ERIC Number: ED182760
Record Type: RIE
Publication Date: 1979-Sep
The Orthography of Disaster: Children's Drawings of Wrecked Cars. Technical Report No. 10.
Pariser, David A.
A study was undertaken to determine how children of different ages used drawing to present an atypical situation, to what extent children's responses were governed by their increasing cognitive competence, and to what extent children's responses reflected an increasingly articulate grasp of the medium itself. A total of 137 children in kindergarten through sixth grade were asked to make pairs of drawings of an unwrecked and a wrecked car. Each child's drawings were compared to identify the kinds of graphic devices used to mark the condition of the car. Proceeding from J. S. Bruner, R. R. Olver, and P. Greenfield's distinction between enactive, ikonic, and symbolic modes of thought, two kinds of line quality were identified: gestural line (highly enactive) and distorted line (iknoic/symbolic).
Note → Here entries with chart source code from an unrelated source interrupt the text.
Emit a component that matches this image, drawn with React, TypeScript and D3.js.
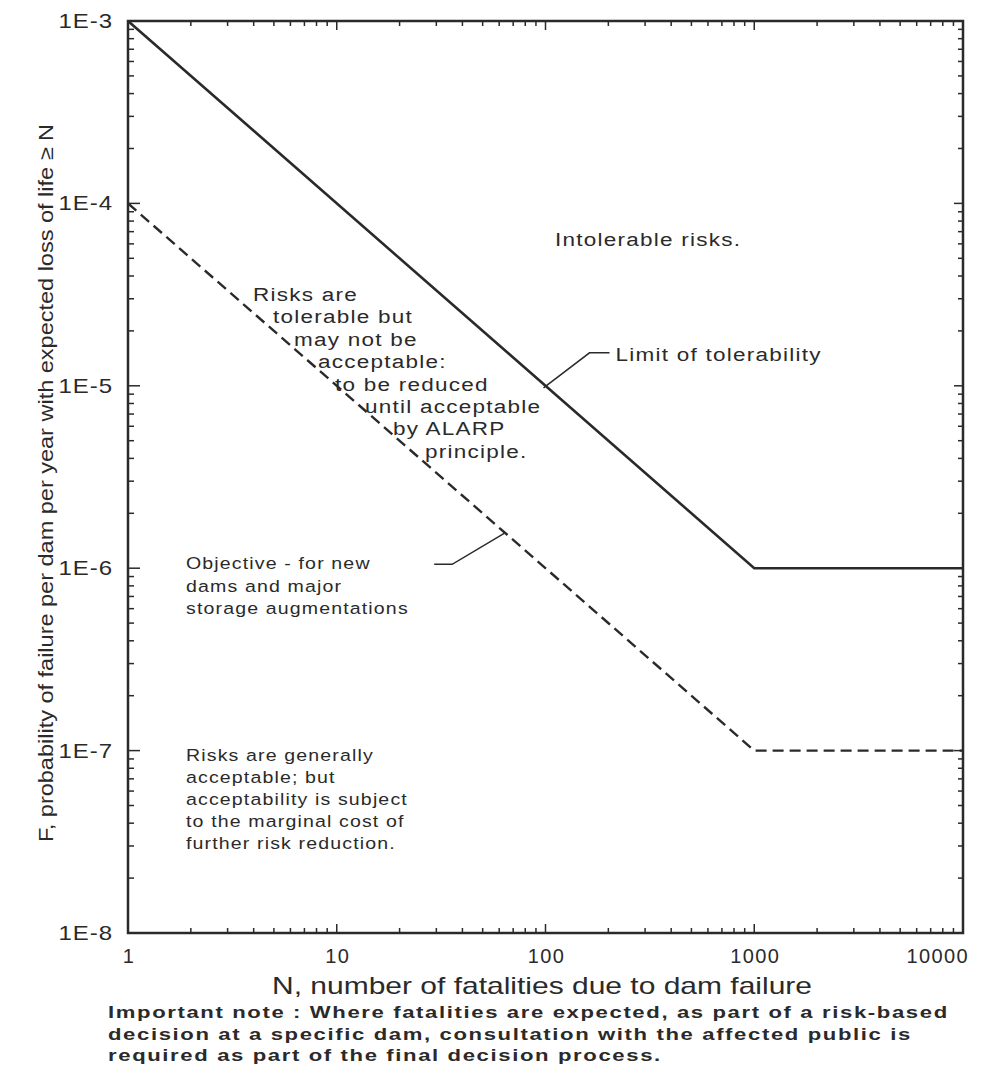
import React from "react";
import * as d3 from "d3";

const limitN = [1, 1000, 10000];
const limitF = [1e-3, 1e-6, 1e-6];
const objectiveN = [1, 1000, 10000];
const objectiveF = [1e-4, 1e-7, 1e-7];
const xTickValues = [1, 10, 100, 1000, 10000];
const xTickLabels = ["1", "10", "100", "1000", "10000"];
const yTickValues = [1e-3, 1e-4, 1e-5, 1e-6, 1e-7, 1e-8];
const yTickLabels = ["1E-3", "1E-4", "1E-5", "1E-6", "1E-7", "1E-8"];

const tolerableLines = [
  "Risks are",
  "tolerable but",
  "may not be",
  "acceptable:",
  "to be reduced",
  "until acceptable",
  "by ALARP",
  "principle.",
];
const tolerableX = [253, 273, 294, 318, 335, 365, 393, 425];
const objectiveLines = ["Objective - for new", "dams and major", "storage augmentations"];
const acceptableLines = [
  "Risks are generally",
  "acceptable; but",
  "acceptability is subject",
  "to the marginal cost of",
  "further risk reduction.",
];
const noteLines = [
  "Important note : Where fatalities are expected, as part of a risk-based",
  "decision at a specific dam, consultation with the affected public is",
  "required as part of the final decision process.",
];

const W = 997;
const H = 1071;
const left = 128;
const right = 963;
const top = 21;
const bottom = 933;

const sans = "'Liberation Sans', Arial, Helvetica, sans-serif";
const ink = "#2a2a2a";

function SText(props: {
  x: number;
  y: number;
  sx: number;
  children: React.ReactNode;
  anchor?: string;
}) {
  return (
    <text
      transform={`translate(${props.x},${props.y}) scale(${props.sx},1)`}
      textAnchor={props.anchor || "start"}
    >
      {props.children}
    </text>
  );
}

export default function App() {
  const x = d3.scaleLog().domain([1, 10000]).range([left, right]);
  const y = d3.scaleLog().domain([1e-8, 1e-3]).range([bottom, top]);
  const line = d3
    .line<[number, number]>()
    .x((d) => x(d[0]))
    .y((d) => y(d[1]));
  const limitPts = limitN.map((n, i) => [n, limitF[i]] as [number, number]);
  const objPts = objectiveN.map((n, i) => [n, objectiveF[i]] as [number, number]);

  const xMinor: number[] = [];
  for (let e = 0; e < 4; e++) for (let k = 2; k <= 9; k++) xMinor.push(k * Math.pow(10, e));
  const yMinor: number[] = [];
  for (let e = -8; e < -3; e++) for (let k = 2; k <= 9; k++) yMinor.push(k * Math.pow(10, e));

  const major = 9;
  const minor = 5;

  const limAx = x(100);
  const limAy = y(1e-5);
  const objAnchorN = 62;
  const objAx = x(objAnchorN);
  const objAy = y(1e-4 / objAnchorN);

  return (
    <svg
      width={W}
      height={H}
      style={{ position: "absolute", left: 0, top: 0, background: "#fff" }}
    >
      <g stroke={ink} strokeWidth={1.5}>
        {xTickValues.map((v) => (
          <g key={"xt" + v}>
            <line x1={x(v)} x2={x(v)} y1={bottom} y2={bottom - major} />
            <line x1={x(v)} x2={x(v)} y1={top} y2={top + major} />
          </g>
        ))}
        {xMinor.map((v) => (
          <g key={"xm" + v}>
            <line x1={x(v)} x2={x(v)} y1={bottom} y2={bottom - minor} />
            <line x1={x(v)} x2={x(v)} y1={top} y2={top + minor} />
          </g>
        ))}
        {yTickValues.map((v) => (
          <g key={"yt" + v}>
            <line x1={left} x2={left + major + 3} y1={y(v)} y2={y(v)} />
            <line x1={right} x2={right - major} y1={y(v)} y2={y(v)} />
          </g>
        ))}
        {yMinor.map((v) => (
          <g key={"ym" + v}>
            <line x1={left} x2={left + minor + 1} y1={y(v)} y2={y(v)} />
            <line x1={right} x2={right - minor} y1={y(v)} y2={y(v)} />
          </g>
        ))}
      </g>

      <rect
        x={left}
        y={top}
        width={right - left}
        height={bottom - top}
        fill="none"
        stroke={ink}
        strokeWidth={2.5}
      />

      <path d={line(limitPts) || ""} fill="none" stroke={ink} strokeWidth={2.6} />
      <path
        d={line(objPts) || ""}
        fill="none"
        stroke={ink}
        strokeWidth={2.4}
        strokeDasharray="11 6"
      />

      <polyline
        points={`${limAx - 2},${limAy + 2} ${limAx + 44},${limAy - 33} ${limAx + 64},${limAy - 33}`}
        fill="none"
        stroke={ink}
        strokeWidth={1.5}
      />
      <polyline
        points={`${objAx + 2},${objAy + 3} ${objAx - 50},${objAy + 34} ${objAx - 68},${objAy + 34}`}
        fill="none"
        stroke={ink}
        strokeWidth={1.5}
      />

      <g fontFamily={sans} fontSize={20} fill={ink}>
        {xTickValues.map((v, i) => (
          <text
            key={"xl" + v}
            x={i === xTickValues.length - 1 ? x(v) + 6 : x(v) + 1}
            y={bottom + 30}
            textAnchor={i === xTickValues.length - 1 ? "end" : "middle"}
            letterSpacing={1.4}
          >
            {xTickLabels[i]}
          </text>
        ))}
      </g>
      <g fontFamily={sans} fontSize={20} fill={ink} letterSpacing={0.8}>
        {yTickValues.map((v, i) => (
          <SText key={"yl" + v} x={left - 15} y={y(v) + 7} sx={1.2} anchor="end">
            {yTickLabels[i]}
          </SText>
        ))}
      </g>

      <text
        x={542}
        y={994}
        textAnchor="middle"
        fontFamily={sans}
        fontSize={24}
        fill={ink}
        textLength={540}
        lengthAdjust="spacingAndGlyphs"
      >
        N, number of fatalities due to dam failure
      </text>
      <text
        transform={`translate(53, 483) rotate(-90)`}
        textAnchor="middle"
        fontFamily={sans}
        fontSize={20}
        fill={ink}
        textLength={718}
        lengthAdjust="spacingAndGlyphs"
      >
        F, probability of failure per dam per year with expected loss of life ≥ N
      </text>

      <g fontFamily={sans} fontSize={18} fill={ink} letterSpacing={1.0}>
        <SText x={555} y={246} sx={1.25}>
          Intolerable risks.
        </SText>
        {tolerableLines.map((t, i) => (
          <SText key={"tl" + i} x={tolerableX[i]} y={301 + i * 22.4} sx={1.25}>
            {t}
          </SText>
        ))}
        <SText x={limAx + 70} y={limAy - 25} sx={1.25}>
          Limit of tolerability
        </SText>
      </g>
      <g fontFamily={sans} fontSize={17} fill={ink} letterSpacing={1.0}>
        {objectiveLines.map((t, i) => (
          <SText key={"ol" + i} x={186} y={569 + i * 22.5} sx={1.15}>
            {t}
          </SText>
        ))}
        {acceptableLines.map((t, i) => (
          <SText key={"al" + i} x={186} y={761 + i * 22} sx={1.15}>
            {t}
          </SText>
        ))}
      </g>

      <g fontFamily={sans} fontSize={17} fontWeight="bold" fill={ink} letterSpacing={1.25}>
        {noteLines.map((t, i) => (
          <SText key={"nl" + i} x={108} y={1018 + i * 21.5} sx={1.3}>
            {t}
          </SText>
        ))}
      </g>
    </svg>
  );
}
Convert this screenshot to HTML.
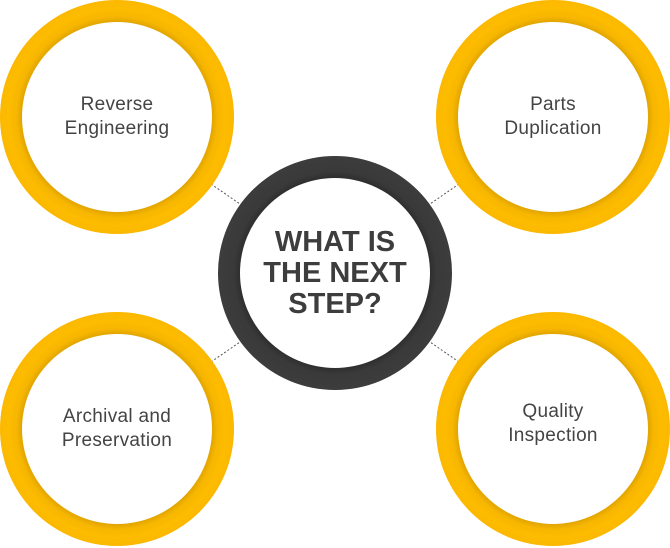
<!DOCTYPE html>
<html><head><meta charset="utf-8"><style>
html,body{margin:0;padding:0;background:#fff;}
body{width:670px;height:548px;position:relative;overflow:hidden;font-family:"Liberation Sans",sans-serif;}
.ring{position:absolute;width:234px;height:234px;border-radius:50%;background:radial-gradient(circle closest-side,#e0a400 0,#e0a400 81%,#f7b600 86%,#fdbc00 93%,#fbb800 100%);}
.inner{position:absolute;left:22px;top:22px;width:190px;height:190px;border-radius:50%;background:#fff;display:flex;align-items:center;justify-content:center;text-align:center;color:#444;font-size:19px;line-height:24px;letter-spacing:0.3px;}
.dark{background:radial-gradient(circle closest-side,#2e2e2e 0,#2e2e2e 81%,#3a3a3a 87%,#3c3c3c 100%);}
.dark .inner{font-weight:bold;font-size:29px;line-height:31px;color:#3d3d3d;letter-spacing:0;}
svg{position:absolute;left:0;top:0;}
</style></head><body>
<svg width="670" height="548"><g stroke="#555" stroke-width="1" stroke-dasharray="2,2">
<line x1="211" y1="184" x2="240" y2="204"/><line x1="459" y1="184" x2="430" y2="204"/>
<line x1="211" y1="362" x2="240" y2="342"/><line x1="459" y1="362" x2="430" y2="342"/></g></svg>
<div class="ring" style="left:0;top:0"><div class="inner">Reverse<br>Engineering</div></div>
<div class="ring" style="left:436px;top:0"><div class="inner">Parts<br>Duplication</div></div>
<div class="ring" style="left:0;top:312px"><div class="inner">Archival and<br>Preservation</div></div>
<div class="ring" style="left:436px;top:312px"><div class="inner" style="padding-bottom:10px;box-sizing:border-box">Quality<br>Inspection</div></div>
<div class="ring dark" style="left:218px;top:156px"><div class="inner">WHAT IS<br>THE NEXT<br>STEP?</div></div>
</body></html>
On this task, the use of enactive line decreased as a function of age and the use of ikonic/symbolic line increased with age. Younger children reverted to the enactive mode, relying heavily on the manner in which the image was made to mark the condition of the car. Older children understood that the image itself--the residue of drawing activity--and not just the activity itself, must be changed if the image is to convey information to the viewer. (Author/FL)
Publication Type: Reports - Research
Education Level: N/A
Sponsor: National Inst. of Education (DHEW), Washington, DC.
Authoring Institution: Harvard Univ., Cambridge, MA. Harvard Project Zero.